Millennium Services Group Ltd (ASX:MIL) has delivered an FY21 result in-line with expectations given recent 4C/1H21 commentary/results. To reiterate the highlights include underlying sales growth of 6.4%, underlying gross profit +32% and underlying EBITDA +190% to $11.6m. Net debt ended the year at just $0.3m thanks to JobKeeper, the earnings improvement and a ~$12m release in working capital with days receivables down to ~22 days. FY22 looks to be a year of consolidation, with COVID-related (higher margin), adhoc services expected to slow while the $28m QIC cleaning/security contract will end October 2021, resulting in a $0.5m NPAT hit in FY22 all else equal. The group is finalising a new 3-year growth strategy under new leadership incorporating the appropriate organisational structure. Increasing the integrated service capabilities and diversifying into underweight states (VIC) and sectors (education and government) are likely to be high on the list, and the group has the balance sheet to execute. Current COVID lockdowns do not appear to be materially impacting trading, with 63% of the cleaning business in states/countries without lockdown (WA, QLD, SA and NZ). Valuation remains well supported at current levels with our selected peer average FY21 EV/EBITDA multiple 5.2x against the current MIL multiple of 2.2x. An average peer multiple would see a MIL share price closer to $1.30/share with optionality for new contracts/acquisitions.
Business model
MIL is essentially a human services business, bidding for predominantly fixed rate contracts with opportunities for volume gains and adhoc services, across the essential services of cleaning & security for durations of 3-5 years with large corporates. Satisfying contractual obligations utilising a vast workforce and procuring consumables for the jobs within the contacted price is the key to profitability. Historically focusing on cleaning and security services within major shopping centres, MIL is looking to de-risk the retail exposure by moving into new sectors including Aviation, Aged care, Education and Government. An increased focus on compliance (Fair Work, Modern Slavery Act and Labour Hire regulations) and utilising the ASX listed nature of the business will be keys in this push.
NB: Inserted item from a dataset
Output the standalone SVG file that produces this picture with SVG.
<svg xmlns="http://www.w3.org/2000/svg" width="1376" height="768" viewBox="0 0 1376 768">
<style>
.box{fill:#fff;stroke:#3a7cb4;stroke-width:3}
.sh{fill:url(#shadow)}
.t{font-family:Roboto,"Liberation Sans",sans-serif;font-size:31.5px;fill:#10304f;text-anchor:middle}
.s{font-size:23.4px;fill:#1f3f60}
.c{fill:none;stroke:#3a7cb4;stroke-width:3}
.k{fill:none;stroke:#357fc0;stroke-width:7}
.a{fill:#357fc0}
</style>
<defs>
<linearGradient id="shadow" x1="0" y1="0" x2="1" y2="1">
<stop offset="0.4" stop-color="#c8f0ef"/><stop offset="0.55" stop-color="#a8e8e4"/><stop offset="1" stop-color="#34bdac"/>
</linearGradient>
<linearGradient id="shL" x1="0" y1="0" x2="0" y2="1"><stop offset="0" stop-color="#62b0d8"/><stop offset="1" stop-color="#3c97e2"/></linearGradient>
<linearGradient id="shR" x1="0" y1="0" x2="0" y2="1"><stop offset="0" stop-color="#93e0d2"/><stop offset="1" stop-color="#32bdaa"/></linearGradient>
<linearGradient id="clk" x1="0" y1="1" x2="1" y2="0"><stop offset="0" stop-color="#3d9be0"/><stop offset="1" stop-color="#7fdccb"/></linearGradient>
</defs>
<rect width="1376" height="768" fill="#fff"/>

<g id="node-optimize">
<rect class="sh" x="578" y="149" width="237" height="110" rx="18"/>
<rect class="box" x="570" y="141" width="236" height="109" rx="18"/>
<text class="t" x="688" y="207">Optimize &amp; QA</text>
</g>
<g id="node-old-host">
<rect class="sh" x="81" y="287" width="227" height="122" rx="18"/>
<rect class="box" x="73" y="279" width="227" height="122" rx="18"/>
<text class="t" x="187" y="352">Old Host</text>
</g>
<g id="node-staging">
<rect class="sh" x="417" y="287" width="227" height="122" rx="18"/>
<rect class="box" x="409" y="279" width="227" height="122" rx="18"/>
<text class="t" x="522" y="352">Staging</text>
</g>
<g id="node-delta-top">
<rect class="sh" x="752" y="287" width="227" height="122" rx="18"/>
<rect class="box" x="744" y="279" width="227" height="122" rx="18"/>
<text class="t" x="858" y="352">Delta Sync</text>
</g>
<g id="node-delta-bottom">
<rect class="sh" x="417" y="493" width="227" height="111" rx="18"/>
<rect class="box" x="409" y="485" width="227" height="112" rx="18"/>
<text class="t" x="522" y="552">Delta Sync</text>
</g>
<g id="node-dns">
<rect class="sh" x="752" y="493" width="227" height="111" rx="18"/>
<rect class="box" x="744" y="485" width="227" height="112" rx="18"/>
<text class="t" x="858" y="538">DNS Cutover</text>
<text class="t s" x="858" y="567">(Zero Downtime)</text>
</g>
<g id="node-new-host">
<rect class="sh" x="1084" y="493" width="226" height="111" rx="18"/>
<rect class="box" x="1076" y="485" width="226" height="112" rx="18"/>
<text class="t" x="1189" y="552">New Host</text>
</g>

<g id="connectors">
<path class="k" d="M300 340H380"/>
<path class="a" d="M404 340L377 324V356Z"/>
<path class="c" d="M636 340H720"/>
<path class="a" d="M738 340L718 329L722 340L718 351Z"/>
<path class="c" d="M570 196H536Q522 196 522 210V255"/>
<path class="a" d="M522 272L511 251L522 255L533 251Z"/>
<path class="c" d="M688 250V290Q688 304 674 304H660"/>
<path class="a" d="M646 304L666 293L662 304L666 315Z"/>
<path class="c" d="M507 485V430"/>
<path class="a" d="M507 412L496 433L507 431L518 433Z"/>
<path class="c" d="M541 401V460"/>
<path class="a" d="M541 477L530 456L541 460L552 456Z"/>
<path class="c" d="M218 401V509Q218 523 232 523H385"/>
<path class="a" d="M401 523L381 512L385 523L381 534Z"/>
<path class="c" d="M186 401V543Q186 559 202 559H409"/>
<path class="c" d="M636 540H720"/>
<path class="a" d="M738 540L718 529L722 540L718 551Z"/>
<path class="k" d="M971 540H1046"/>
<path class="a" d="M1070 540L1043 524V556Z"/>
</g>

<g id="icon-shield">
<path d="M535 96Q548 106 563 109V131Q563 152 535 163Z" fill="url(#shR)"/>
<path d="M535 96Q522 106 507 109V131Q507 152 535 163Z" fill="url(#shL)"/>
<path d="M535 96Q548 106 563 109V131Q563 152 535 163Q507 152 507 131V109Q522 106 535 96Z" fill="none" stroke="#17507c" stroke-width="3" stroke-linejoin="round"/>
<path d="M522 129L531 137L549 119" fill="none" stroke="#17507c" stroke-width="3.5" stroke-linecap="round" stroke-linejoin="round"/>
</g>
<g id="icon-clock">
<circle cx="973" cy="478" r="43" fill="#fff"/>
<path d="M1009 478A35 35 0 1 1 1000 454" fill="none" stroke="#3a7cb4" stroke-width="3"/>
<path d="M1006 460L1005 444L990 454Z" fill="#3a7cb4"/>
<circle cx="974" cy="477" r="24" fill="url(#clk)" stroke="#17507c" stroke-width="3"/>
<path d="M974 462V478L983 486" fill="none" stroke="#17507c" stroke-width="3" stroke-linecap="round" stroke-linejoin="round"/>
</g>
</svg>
3-year growth strategy to reveal where to from here
With the profit improvement program all but complete and a “sustainable” earnings base established the focus now moves to growth options, particularly in the light of the QIC contract loss. Management is in the final stages of formulating a 3-year growth strategy which will influence balance sheet use, capital management and the extent of growth on offer in what are very fragmented markets but also markets open to complimentary service offerings. Our numbers only imply modest (~5% of existing sales) contract wins into FY23.
Valuation between $1.30 (relative multiple) and $1.60 (DCF)
As mentioned above a peer group average FY21 EV/EBITDA multiple implies a $1.30/share valuation for MIL, and we see no reason why this business does not deserve average multiples. As a sense check, our DCF valuation sits around $1.60/share, incorporating modest growth and a RFR much higher than the current 10-year bond rate.